I’ve chronicled many of these survivors over the years, peering into their backstories and discovering how they function in contemporary New York. So when I came upon this blond brick holdout on East 22nd Street, I fell in love, then decided to look into its story.
As it turns out, this carriage house has something unusual in its history. It’s not the fairy-tale vibe stemming from the porthole windows and terra cotta decoration, though these features make it all the more delightful.
Nor is it the stepped gables on the roof. Designed in the Flemish Renaissance style, the roof harkens back to Manhattan’s earliest days of Dutch colonization, when so many 17th century buildings had this characteristic architecture (and were sadly lost through demolition and fire).
What makes 150 East 22nd Street different from the city’s other lovely carriage houses is that rather than being built for a wealthy man, it was commissioned by a woman—prominent society scion Eloise L. Breese.
Breese, a descendant of an old money New York family (perhaps the inspiration for the carriage house’s Dutch-style design?) lived in a townhouse at 35 East 22nd Street in the Madison Square neighborhood.
Like other society women of the Gilded Age, her comings and goings were written up in newspapers. She held receptions with music, for example, and showed her Brittany spaniel at the Westminster dog show. She also entertained at her country cottage in the Gilded Age hotspot of Tuxedo, New York—where her banker brother owned a home as well.

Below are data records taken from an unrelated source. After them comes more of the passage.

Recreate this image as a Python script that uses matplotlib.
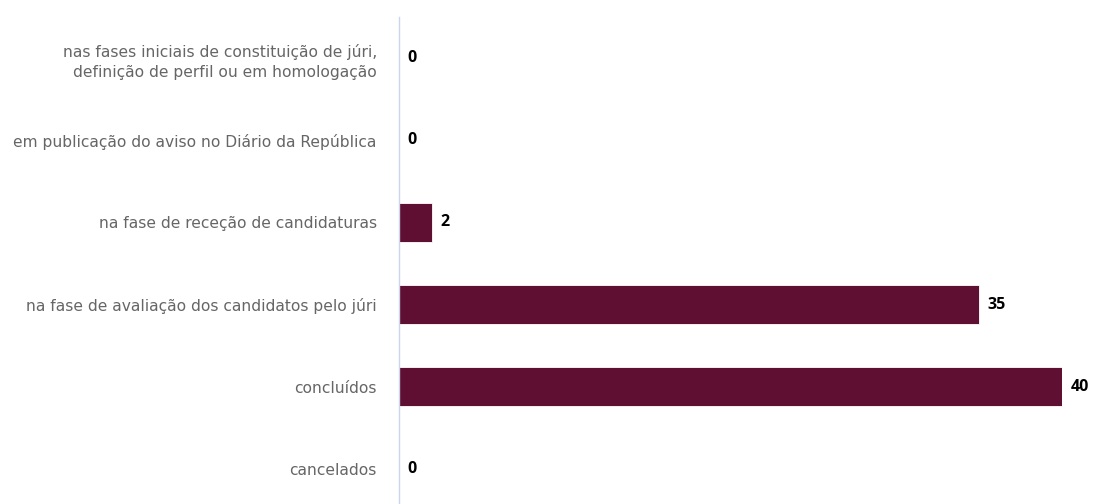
import matplotlib

matplotlib.use("Agg")
import matplotlib.pyplot as plt  # noqa: E402

categories = [
    "nas fases iniciais de constituição de júri,\ndefinição de perfil ou em homologação",
    "em publicação do aviso no Diário da República",
    "na fase de receção de candidaturas",
    "na fase de avaliação dos candidatos pelo júri",
    "concluídos",
    "cancelados",
]
values = [0, 0, 2, 35, 40, 0]

BAR_COLOR = "#5e0f32"
AXIS_COLOR = "#ccd6eb"
LABEL_COLOR = "#666666"

fig = plt.figure(figsize=(10.94, 5.04), dpi=100)
ax = fig.add_axes([399 / 1094, -6 / 504, 663 / 1094, 493 / 504])

ys = list(range(len(categories)))
ax.barh(ys, values, height=0.47, color=BAR_COLOR, edgecolor="white", linewidth=0.6)
ax.set_ylim(len(categories) - 0.5, -0.5)
ax.set_xlim(0, 40)

for y, v in zip(ys, values):
    ax.annotate(str(v), (v, y), xytext=(6, 0), textcoords="offset points",
                ha="left", va="center", fontsize=11.5, fontweight="bold",
                family="Open Sans", color="black", annotation_clip=False)

ax.set_yticks(ys)
ax.set_yticklabels(categories, ha="right")
for lbl in ax.get_yticklabels():
    lbl.set_fontfamily("DejaVu Sans")
    lbl.set_fontsize(11.2)
    lbl.set_color(LABEL_COLOR)
    lbl.set_linespacing(1.4)
ax.tick_params(axis="y", length=0, pad=16)
ax.set_xticks([])
for side in ["top", "right", "bottom"]:
    ax.spines[side].set_visible(False)
ax.spines["left"].set_color(AXIS_COLOR)
ax.spines["left"].set_linewidth(1)

fig.savefig("out.png", dpi=100)
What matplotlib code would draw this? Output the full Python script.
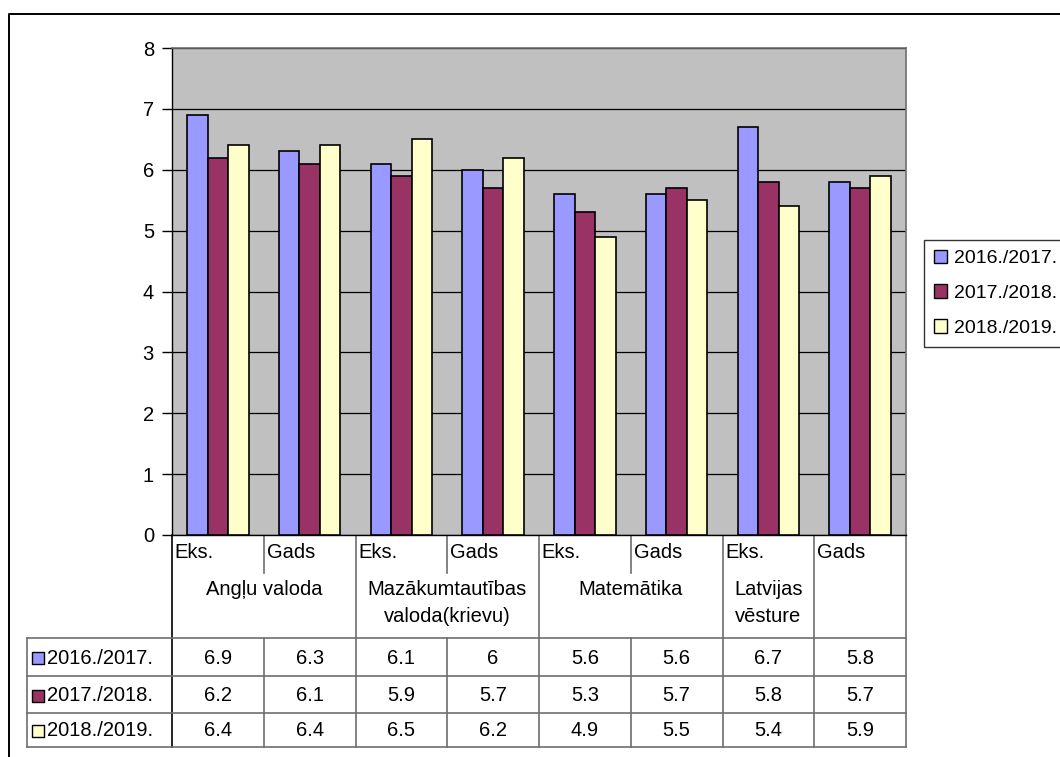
"""
Grouped bar chart with an Excel-style data table underneath: exam vs. year marks per subject.
"""
import matplotlib
matplotlib.use("Agg")
import matplotlib.pyplot as plt
import matplotlib.transforms as mtransforms
from matplotlib.patches import Patch

plt.rcParams["font.family"] = ["Liberation Sans", "DejaVu Sans"]

W, H = 1060, 757

columns = ["Eks.", "Gads", "Eks.", "Gads", "Eks.", "Gads", "Eks.", "Gads"]
subjects = ["Angļu valoda", "Mazākumtautības\nvaloda(krievu)", "Matemātika", "Latvijas\nvēsture"]
subject_centers = [0.5, 2.5, 4.5, 6.0]
full_dividers = [-0.5, 1.5, 3.5, 5.5, 6.5, 7.5]
short_dividers = [0.5, 2.5, 4.5]

series = ["2016./2017.", "2017./2018.", "2018./2019."]
values = [
    [6.9, 6.3, 6.1, 6, 5.6, 5.6, 6.7, 5.8],
    [6.2, 6.1, 5.9, 5.7, 5.3, 5.7, 5.8, 5.7],
    [6.4, 6.4, 6.5, 6.2, 4.9, 5.5, 5.4, 5.9],
]
colors = ["#9999FF", "#993366", "#FFFFCC"]

FS = 14.5
GRAY = "#6e6e6e"


def px(x0, y0, x1, y1):
    # pixel box (top-left origin) -> figure fraction rect
    return [x0 / W, 1 - y1 / H, (x1 - x0) / W, (y1 - y0) / H]


def main():
    fig = plt.figure(figsize=(W / 100, H / 100), dpi=100)

    # overlay in pixel coords for borders and table
    ov = fig.add_axes([0, 0, 1, 1])
    ov.set_xlim(0, W)
    ov.set_ylim(H, 0)
    ov.axis("off")

    ax = fig.add_axes(px(172, 48, 906, 535))
    ax.set_facecolor("#C0C0C0")
    n = len(columns)
    bw = 0.223
    handles = []
    for k, (vals, c) in enumerate(zip(values, colors)):
        xs = [i + (k - 1) * bw for i in range(n)]
        ax.bar(xs, vals, width=bw, color=c, edgecolor="black", linewidth=1.2, zorder=3)
        handles.append(Patch(facecolor=c, edgecolor="black", linewidth=1.0, label=series[k]))
    ax.set_xlim(-0.5, n - 0.5)
    ax.set_ylim(0, 8)
    ax.set_yticks(range(0, 9))
    ax.set_xticks([])
    ax.tick_params(axis="y", length=7, width=1, pad=6, labelsize=FS, colors="black")
    ax.grid(axis="y", color="black", linewidth=0.9, zorder=1)
    ax.set_axisbelow(True)
    for s in ("left", "bottom"):
        ax.spines[s].set_color("black")
        ax.spines[s].set_linewidth(1.0)
    for s in ("top", "right"):
        ax.spines[s].set_color(GRAY)
        ax.spines[s].set_linewidth(1.2)

    # outer chart border (only left and top visible in the crop)
    ov.plot([9, 9, W + 5], [H + 5, 14, 14], color="black", lw=1.4, clip_on=False)

    # table: x follows the bar axis, y in pixels
    tr = mtransforms.blended_transform_factory(ax.transData, ov.transData)
    y_top, y_cat, y_data = 535, 573, 638
    row_lines = [638, 676, 713, 747]

    for x in full_dividers:
        ov.plot([x, x], [y_top, row_lines[-1]], color=GRAY if x != -0.5 else "black",
                lw=1.2, transform=tr)
    for x in short_dividers:
        ov.plot([x, x], [y_top, y_cat], color=GRAY, lw=1.2, transform=tr)
        ov.plot([x, x], [y_data, row_lines[-1]], color=GRAY, lw=1.2, transform=tr)

    x_right = ax.transData.transform((n - 0.5, 0))[0]
    for y in row_lines:
        ov.plot([27, x_right], [y, y], color=GRAY, lw=1.2)
    ov.plot([27, 27], [row_lines[0], row_lines[-1]], color=GRAY, lw=1.2)

    for i, lab in enumerate(columns):
        ov.text(i - 0.5 + 0.03, 553, lab, transform=tr, ha="left", va="center", fontsize=FS)
    for xc, lab in zip(subject_centers, subjects):
        ov.text(xc, 580, lab, transform=tr, ha="center", va="top", fontsize=FS, linespacing=1.5)

    for k, (name, vals, c) in enumerate(zip(series, values, colors)):
        yc = (row_lines[k] + row_lines[k + 1]) / 2 + 1
        ov.scatter([38], [yc], marker="s", s=70, facecolor=c, edgecolor="black", linewidths=1.0)
        ov.text(47, yc, name, ha="left", va="center", fontsize=FS)
        for i, v in enumerate(vals):
            ov.text(i, yc, f"{v:g}", transform=tr, ha="center", va="center", fontsize=FS)

    leg = fig.legend(handles=handles, loc="upper left",
                     bbox_to_anchor=(924 / W, 1 - 240 / H), borderaxespad=0,
                     fontsize=FS - 0.5, frameon=True, fancybox=False,
                     handlelength=0.7, handleheight=0.7, handletextpad=0.35,
                     labelspacing=0.88, borderpad=0.5)
    leg.get_frame().set_edgecolor("black")
    leg.get_frame().set_linewidth(1.0)

    fig.savefig("out.png", dpi=100)


if __name__ == "__main__":
    main()
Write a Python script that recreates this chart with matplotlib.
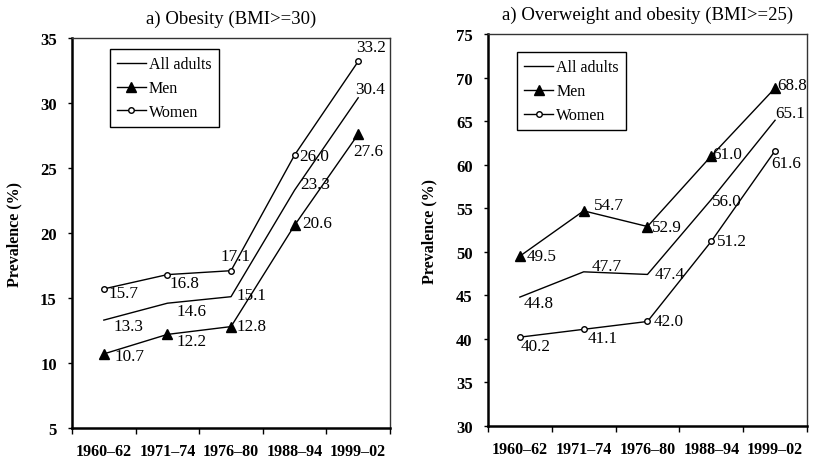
import matplotlib
matplotlib.use('Agg')
import matplotlib.pyplot as plt
import numpy as np

plt.rcParams['font.family'] = ['Liberation Serif', 'DejaVu Serif']

periods = ['1960\u201362', '1971\u201374', '1976\u201380', '1988\u201394', '1999\u201302']

# a) obesity, BMI >= 30
obese_all = [13.3, 14.6, 15.1, 23.3, 30.4]
obese_men = [10.7, 12.2, 12.8, 20.6, 27.6]
obese_women = [15.7, 16.8, 17.1, 26.0, 33.2]

# overweight and obesity, BMI >= 25
over_all = [44.8, 47.7, 47.4, 56.0, 65.1]
over_men = [49.5, 54.7, 52.9, 61.0, 68.8]
over_women = [40.2, 41.1, 42.0, 51.2, 61.6]

# label offsets in pixels (dx, dy with y pointing down)
obese_all_off = [(25, 6), (24, 8), (21, -2), (21, -6), (12, -9)]
obese_men_off = [(26, 2), (24, 7), (21, -1), (23, -2), (10, 17)]
obese_women_off = [(20, 4), (17, 8), (5, -15), (20, 1), (13, -14)]
over_all_off = [(19, 6), (23, -6), (22, 0), (16, 1), (15, -7)]
over_men_off = [(22, 0), (25, -6), (19, 0), (16, -2), (17, -3)]
over_women_off = [(16, 9), (19, 9), (21, 0), (21, 0), (11, 12)]


def draw_panel(ax, title, all_v, men_v, women_v, offs, ylim, legend_anchor):
    x = np.arange(len(periods)) + 0.5
    lw = 1.0
    ax.plot(x, all_v, color='black', lw=lw, label='All adults')
    ax.plot(x, men_v, color='black', lw=lw, marker='^', markersize=7.5,
            markerfacecolor='black', label='Men')
    ax.plot(x, women_v, color='black', lw=lw, marker='o', markersize=4,
            markerfacecolor='white', markeredgewidth=1, label='Women')

    for vals, off in zip([all_v, men_v, women_v], offs):
        for xi, v, (dx, dy) in zip(x, vals, off):
            ax.annotate(f'{v:.1f}', (xi, v), xytext=(dx * 0.72, -dy * 0.72),
                        textcoords='offset points', ha='center', va='center',
                        fontsize=12.3)

    ax.set_xlim(0, len(periods))
    ax.set_ylim(*ylim)
    ax.set_yticks(np.arange(ylim[0], ylim[1] + 1, 5))
    ax.set_xticks(np.arange(len(periods) + 1))
    ax.set_xticklabels([])
    ax.set_xticks(x, minor=True)
    ax.set_xticklabels(periods, minor=True, fontweight='bold', fontsize=11.5)
    ax.tick_params(axis='x', which='major', direction='out', length=4, width=1)
    ax.tick_params(axis='x', which='minor', length=0, pad=11)
    ax.tick_params(axis='y', direction='out', length=3, width=1, pad=8)
    for lab in ax.get_yticklabels():
        lab.set_fontweight('bold')
        lab.set_fontsize(12)

    for side in ['left', 'bottom']:
        ax.spines[side].set_linewidth(1.8)
        ax.spines[side].set_color('black')
    for side in ['top', 'right']:
        ax.spines[side].set_linewidth(1.0)
        ax.spines[side].set_color('#333333')

    ax.set_ylabel('Prevalence (%)', fontweight='bold', fontsize=11.5, labelpad=13)
    ax.set_title(title, fontsize=13.5, pad=11)

    leg = ax.legend(loc='upper left', bbox_to_anchor=legend_anchor,
                    borderaxespad=0, fancybox=False, edgecolor='black',
                    fontsize=11.5, handlelength=1.8, handletextpad=0.2,
                    labelspacing=0.5, borderpad=0.45, framealpha=1)
    leg.get_frame().set_linewidth(1.0)


fig = plt.figure(figsize=(8.13, 4.6), dpi=100)
ax1 = fig.add_axes([0.0886, 0.0674, 0.3911, 0.8478])
ax2 = fig.add_axes([0.6002, 0.0717, 0.3924, 0.8522])

draw_panel(ax1, 'a) Obesity (BMI>=30)', obese_all, obese_men, obese_women,
           [obese_all_off, obese_men_off, obese_women_off], (5, 35), (0.119, 0.972))
draw_panel(ax2, 'a) Overweight and obesity (BMI>=25)', over_all, over_men, over_women,
           [over_all_off, over_men_off, over_women_off], (30, 75), (0.091, 0.954))

fig.savefig('out.png', dpi=100)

But Breese was determinedly different from other society ladies. For one thing, she was unmarried for most of her life, with newspapers calling her a “bachelorette” or “bachelor maiden.”
She was also independent. “She was the only female member of the New York Yacht Club,” according to one website that chronicles her life. “Her steam yacht, the Elsa, had a swan shaped prow, like the boat in Lohengrin, because Eloise was also a devotee of the opera.” She reportedly had her own box at the Metropolitan Opera Houae.
Breese sailed her yacht in the late 1890s, the decade when she decided to have a carriage house built. To design it she turned to Sidney V. Stratton, an architect who studied in Paris but practiced his craft mostly in New York City. The carriage house was completed in 1893, per the AIA Guide to New York City.
Like so many carriage houses of the era, the design was meant to be a stylish statement, a totem to the wealth and interests of its owner. I’m not sure what Breese wanted it to convey, and I also imagine she spent very little time there. A groom and driver would have managed the horses, and when she needed transportation, the carriage would be driven to the front of her home a few blocks west so she could step inside.
Breese died in 1921, which was 15 years after her “surprise” Tuxedo wedding to widower Adam Norrie. Of the marriage, a New York Times writer stated that the former Miss Breese “has for some years refused all importunities to change her name and state.”
By the time of her death, horse-powered New York had been replaced by automobiles. A century later, Breese’s carriage house serves as a garage for the occupants of the five-story, glass-walled townhouse built behind it.
It’s unique and unusual even today. Unlike so many other carriage houses, it wasn’t remade into an art studio or cute private home!